= Councils of Alexandria =

The Councils of Alexandria started in 231 AD as a council of bishops and priests met at Alexandria, Egypt, called by Bishop Demetrius for the purpose of declaring Origen of Alexandria unworthy of the office of teacher, and of excommunicating him.

==Council of 306==
In 306, a council held under Pope Peter of Alexandria deposed Meletius, Bishop of Lycopolis, for idolatry and other crimes. The schism then begun by him lasted fifty years and was the source of much trouble for the Church of Egypt.

== Council of 321 ==
In 321, Alexander I of Alexandria held the council that first condemned Arius, then parish priest of the section of Alexandria known as Baucalis. After his condemnation Arius withdrew to Palestine, where he secured the powerful support of Eusebius of Nicomedia.

==Council of 326==
At the Council of 326, Athanasius of Alexandria was elected to succeed the aged Alexander, and various heresies and schisms of Egypt were denounced.

== Council of c. 340 ==
In a year between 338 and 340, nearly one hundred bishops met at Alexandria, where they declared in favor of Athanasius, rejecting the charges brought against him by the Eusebian faction at the First Synod of Tyre. The council published an encyclical to this effect.

== Council of 346 ==
In 346, Athanasius gathered 94 bishops to hold a council, where they signed the Serdican encyclical.

== Council of 350 ==
At a council in the year 350, Athanasius was replaced in his see.

==Council of 362==
After the death of George of Cappadocia, Athanasius returned to the see of Alexandria, and shortly thereafter called the council of 362. This council was a major turning point in the conflict with the Arian movement over issues regarding the Trinity, the Holy Spirit, the human soul of Christ, and God's divinity. Athanasius and Eusebius of Vercelli presided over the council, and Athanasius read his Apologia de Fuga aloud to the attendees, who included some Marmaricans.
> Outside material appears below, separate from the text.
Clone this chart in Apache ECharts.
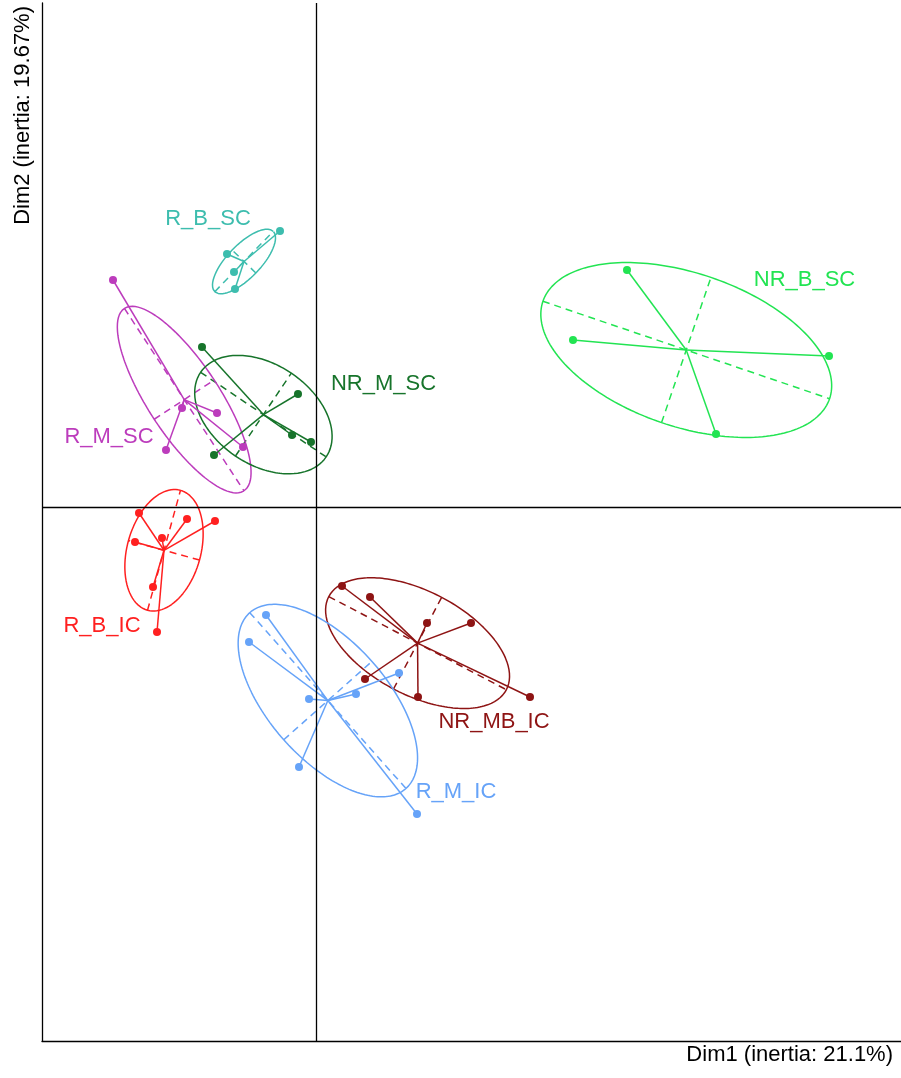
<!DOCTYPE html>
<html><head><meta charset="utf-8">
<script src="https://cdn.jsdelivr.net/npm/echarts@6/dist/echarts.min.js"></script>
<style>html,body{margin:0;padding:0;background:#fff}#c{width:901px;height:1078px}</style>
</head><body><div id="c"></div>
<script>
// Group names and label anchor positions (data units)
const groups = ['R_B_SC','R_M_SC','NR_M_SC','NR_B_SC','R_B_IC','NR_MB_IC','R_M_IC'];
const colors = ['#3DBDAE','#BC3CBC','#17742B','#22E452','#FF2020','#8E1414','#66A3F8'];
const labelX = [-1.08, -2.07, 0.675, 4.885, -2.14, 1.78, 1.40];
const labelY = [ 2.88,  0.70, 1.23,  2.27, -1.19, -2.15, -2.85];

// Individual coordinates per group
const xRBSC  = [-0.36, -0.89, -0.82, -0.81];
const yRBSC  = [ 2.76,  2.53,  2.35,  2.18];
const xRMSC  = [-2.03, -1.34, -0.99, -1.50, -0.73];
const yRMSC  = [ 2.27,  0.99,  0.94,  0.57,  0.60];
const xNRMSC = [-1.14, -0.18, -0.24, -0.05, -1.02];
const yNRMSC = [ 1.60,  1.13,  0.72,  0.65,  0.52];
const xNRBSC = [ 3.11,  2.57,  5.13,  4.00];
const yNRBSC = [ 2.37,  1.67,  1.51,  0.73];
const xRBIC  = [-1.77, -1.29, -1.01, -1.81, -1.54, -1.63, -1.59];
const yRBIC  = [-0.06, -0.12, -0.14, -0.35, -0.31, -0.80, -1.25];
const xNRMBIC= [ 0.26,  0.54,  1.11,  1.55,  0.49,  1.02,  2.14];
const yNRMBIC= [-0.79, -0.90, -1.16, -1.16, -1.72, -1.90, -1.90];
const xRMIC  = [-0.50, -0.67, -0.07,  0.40,  0.83, -0.17,  1.01];
const yRMIC  = [-1.08, -1.35, -1.92, -1.87, -1.66, -2.60, -3.07];

const xs = [xRBSC, xRMSC, xNRMSC, xNRBSC, xRBIC, xNRMBIC, xRMIC];
const ys = [yRBSC, yRMSC, yNRMSC, yNRBSC, yRBIC, yNRMBIC, yRMIC];

const xLabel = 'Dim1 (inertia: 21.1%)';
const yLabel = 'Dim2 (inertia: 19.67%)';
const cellipse = 1.5;

const series = [];
// zero lines
series.push({
  type:'line', data:[], silent:true,
  markLine:{silent:true, symbol:'none', label:{show:false},
    lineStyle:{color:'#000', width:1.3, type:'solid'},
    data:[{xAxis:0},{yAxis:0}]}
});

groups.forEach((g,i)=>{
  const X = xs[i], Y = ys[i], n = X.length, col = colors[i];
  const mx = X.reduce((a,b)=>a+b,0)/n, my = Y.reduce((a,b)=>a+b,0)/n;
  let vx=0, vy=0, cxy=0;
  for(let k=0;k<n;k++){vx+=(X[k]-mx)**2; vy+=(Y[k]-my)**2; cxy+=(X[k]-mx)*(Y[k]-my);}
  vx/=n; vy/=n; cxy/=n;
  const m=(vx+vy)/2, d=Math.sqrt(((vx-vy)/2)**2+cxy*cxy);
  const l1=m+d, l2=Math.max(m-d,0);
  const th = 0.5*Math.atan2(2*cxy, vx-vy);
  const u=[Math.cos(th),Math.sin(th)], v=[-Math.sin(th),Math.cos(th)];
  const a=cellipse*Math.sqrt(l1), b=cellipse*Math.sqrt(l2);
  const ell=[];
  for(let t=0;t<=200;t++){
    const ang=2*Math.PI*t/200;
    ell.push([mx+a*Math.cos(ang)*u[0]+b*Math.sin(ang)*v[0], my+a*Math.cos(ang)*u[1]+b*Math.sin(ang)*v[1]]);
  }
  series.push({type:'line', data:ell, showSymbol:false, silent:true, smooth:false,
    lineStyle:{color:col, width:1.5}, z:2});
  series.push({type:'lines', coordinateSystem:'cartesian2d', silent:true, z:2,
    lineStyle:{color:col, width:1.5, type:[7,5], opacity:1},
    data:[{coords:[[mx-a*u[0],my-a*u[1]],[mx+a*u[0],my+a*u[1]]]},
          {coords:[[mx-b*v[0],my-b*v[1]],[mx+b*v[0],my+b*v[1]]]}]});
  series.push({type:'lines', coordinateSystem:'cartesian2d', silent:true, z:3,
    lineStyle:{color:col, width:1.5, opacity:1},
    data:X.map((x,k)=>({coords:[[mx,my],[x,Y[k]]]}))});
  series.push({type:'scatter', symbol:'circle', symbolSize:8, silent:true, z:4,
    itemStyle:{color:col, opacity:1}, data:X.map((x,k)=>[x,Y[k]])});
  series.push({type:'scatter', symbolSize:0, silent:true, z:5, data:[[labelX[i],labelY[i]]],
    itemStyle:{color:col, opacity:1},
    label:{show:true, position:'inside', formatter:g, color:col,
      fontFamily:'Liberation Sans', fontSize:22, align:'center', verticalAlign:'middle'}});
});

const chart = echarts.init(document.getElementById('c'), null, {renderer:'canvas'});
chart.setOption({
  animation:false,
  backgroundColor:'#fff',
  grid:{left:42, right:0, top:3, bottom:37, containLabel:false},
  xAxis:{type:'value', min:-2.74, max:5.85, axisLine:{show:true, onZero:false, lineStyle:{color:'#000', width:1.3}},
    axisTick:{show:false}, axisLabel:{show:false}, splitLine:{show:false}},
  yAxis:{type:'value', min:-5.34, max:5.04, axisLine:{show:true, onZero:false, lineStyle:{color:'#000', width:1.3}},
    axisTick:{show:false}, axisLabel:{show:false}, splitLine:{show:false}},
  graphic:[
    {type:'text', right:8, top:1044, style:{text:xLabel, font:'22px "Liberation Sans"', fill:'#000'}},
    {type:'text', left:12, top:6, rotation:Math.PI/2, originX:0, originY:0,
      style:{text:yLabel, font:'22px "Liberation Sans"', fill:'#000'}}
  ],
  series:series
});
</script></body></html>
Mild measures were agreed on for those apostate bishops who repented, but severe penance was decreed for the chief leaders of the major heresies. The council published two documents, the Epistula Catholica and the Tomus ad Antiochenos.

==Council of 363==
In 363, another council met under Athanasius for the purpose of submitting to the new Roman Emperor Jovian an account of the truth faith.

== Council of 364 ==
The council of 364 had a similar purpose to the council of 363.

== Council of 370 ==
The council of 370 approved the action of Pope Damasus I in condemning Ursacius of Singidunum and Valens of Mursa (see Arianism), and expressed its surprise that Auxentius of Milan was yet tolerated at Milan.

== Council of 399 ==
In 399, the council of Alexandria condemned, without naming him, the writings of Origen.

==Council of 430==
In 430, Cyril of Alexandria made known to the bishops of Egypt the letter of Pope Celestine I, in which a pontifical admonition was conveyed to the heresiarch Nestorius. In this council the bishops warned him that unless he retracted his errors, confessed the Catholic faith, and reformed his life, they would refuse to look on him as a bishop.

== Council of 633 ==
In 633, the patriarch Cyrus of Alexandria held a council in favour of the Monothelites, with which closed the series of these deliberative meetings of the ancient Church of Egypt.